Accorsi and Callahan fit together well: these are old-time guys from the sportwriter and GM social clubs that have fallen by the wayside as sports media has been conglomerated and become BIG competitive business. Callahan has some really good access to current Giants, but also spends a lot of time in Accorsi and the league's past. The worthwhile reading is the behind the scenes stuff on Plaxico Burress, Eli Manning, Tiki Barber and the other guys from the 2006 team, this is stuff that really informs the run that the Giants made in 2007. I'm not a Giants fan, so I can't say how much of this is new, original, insightful stuff for someone who follows the team (i.e., "The Blueprint," this year's Patriots expose had very little new stuff in it for the avid Pats fan).

The trip down memory lane is tired and dull. A lot of folksy metaphors and cliche. It smacks of a guy wanting to set the record straight on his career, his accomplishments, and the failures. One of the reasons the history is really irrelevant is that so much of the stuff recounts guys who - like Accorsi now - are has-beens: Bernie Kosar? Ted Marchibroda? John Ameche? These were the stars of the Rozelle-era NFL. It is a different game today.

As another reviewer notes, the book also suffers from Callahan's style. He notes in the preface that he told Accorsi he couldnt do the book in the style of an "as told to," but a lot of the book is so poorly written - so stream of conscious sounding - that it feels like Callahan must have taken whole sections of tape from his interviews with Accorsi and transcribed them.

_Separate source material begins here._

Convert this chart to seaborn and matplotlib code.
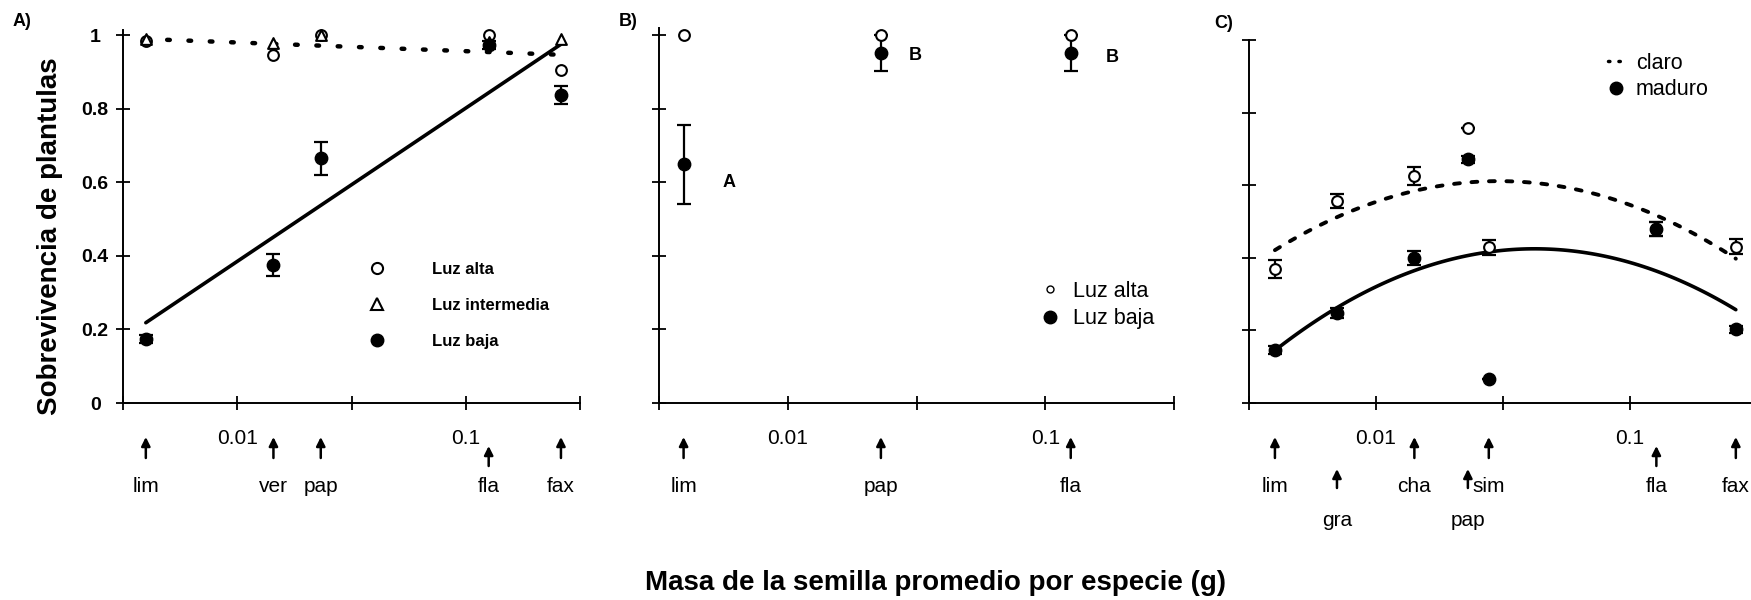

One really good thing about having a guy who is out of the league contribute on the book is that he isn't afraid to give some people both barrels. There are several surpsrising moments where Accorsi recounts inside info on conversations about personnel decisions and shows no inclination toward sparing the feelings of the guys discussed.

Still, the only reason I picked the book up was the Giants unexpected playoff run to XLII: if you can fit it in around the game, that's probably the only good reason to read it.

JAW



5 out of 5 stars For Every Lover of Football   January 26, 2008
Quite simply, it is my favorite non-fiction book of the past decade and the best sports book I've ever read. Poignant stories from Johnny Unitas to Eli Manning to Jerry Reese. The GM is a journey through the NFL from the glory years of the old Baltimore Colts through 2006. A wonderful read that is impossible to put down.


4 out of 5 stars a fun, quick read   January 22, 2008
 1 out of 1 found this review helpful

After the first 67 pages of this book, I was pretty disappointed. I was hoping for more insight, more of a connection to the players, more inside the organization. It's obviously here, but not to the lengths that one might hope. Basically, I was hoping for the NY Giants version of "Feeding the Monster."

This book isn't that.

But once you accept that, this is a very enjoyable book. Ernie Acorsi seems like a class act, and it's fun to read about his history in the NFL. Some of his remarks are very candid, and I appreciate that. He's an interesting guy, and a worthy subject. You learn some interesting facts about the inner workings of an NFL franchise, even if it's pretty light on the drama. I thought the most interesting material was on Tom Coughlin. I won't spoil any of it, but it certainly gave me a new look at him.